This posting’s title copies the Toronto Star’s Thursday, October 8 editorial heading commenting on Stephen Harper’s negative politicization of the niqab.
Another example that fits under the same banner is the juxtaposition of two items from the same newspaper:
Catherine Latimer is a former director general in the justice department and a Broadbent Institute fellow.

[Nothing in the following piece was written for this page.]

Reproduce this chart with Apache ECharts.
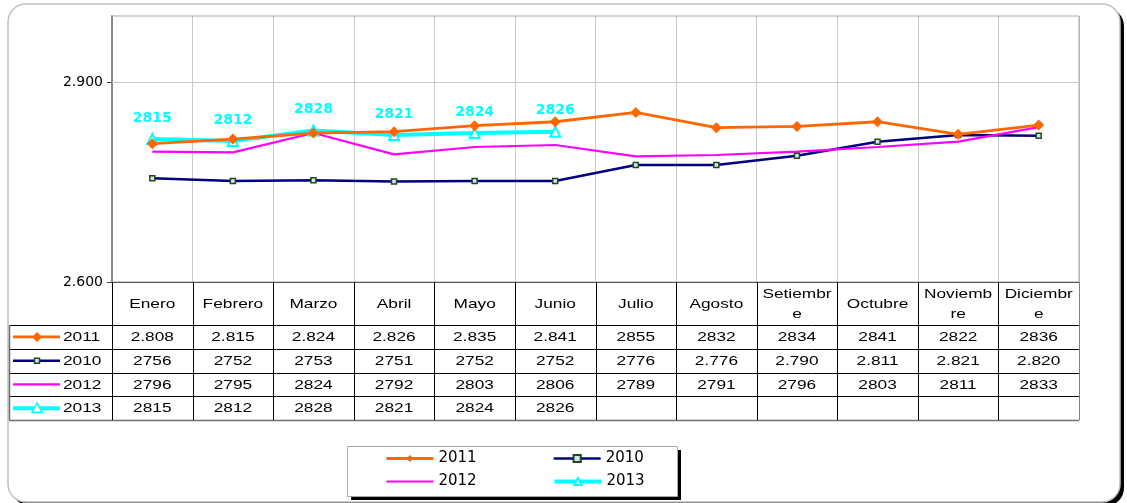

Her op-ed piece in the Sunday, October 4 edition titled, “The making of a prison crisis”, begins, “Yesterday’s flawed ‘tough on crime’ policies are today’s prison crisis.”, and ends, “Our prisons are now in crisis, but if we surmount ‘touch on crime’ approaches and focus on just, effective and humane responses, Canada can once again be a world leader in corrections.” In between, she underscores how the current government’s mean-spirited stupidity for the sake of political expediency, coupled with a gullible and trusting public, is resulting in dangerous prison environments and lower community security.
A few days later on Wednesday, October 7, the paper ran Michael S. Schmidt’s piece from the New York Times, “6,000 inmates to be released from U.S. prisons.” The U.S. Justice Department is preparing to release these inmates at the end of October from federal institutions, a part of the rollback from harsh penalties for non-violent drug offences from the American experiment with a ‘tough on crime’ agenda in the 1980s and 90s, now involving about 50,000 inmates who will qualify for release.
We’ve said it before. We’ll say it again. Canada’s going where others have been and failed, where human and financial costs are unwarranted, and where Stephen Harper and the members of his Conservative caucus can make no excuses. Low? They lead the way.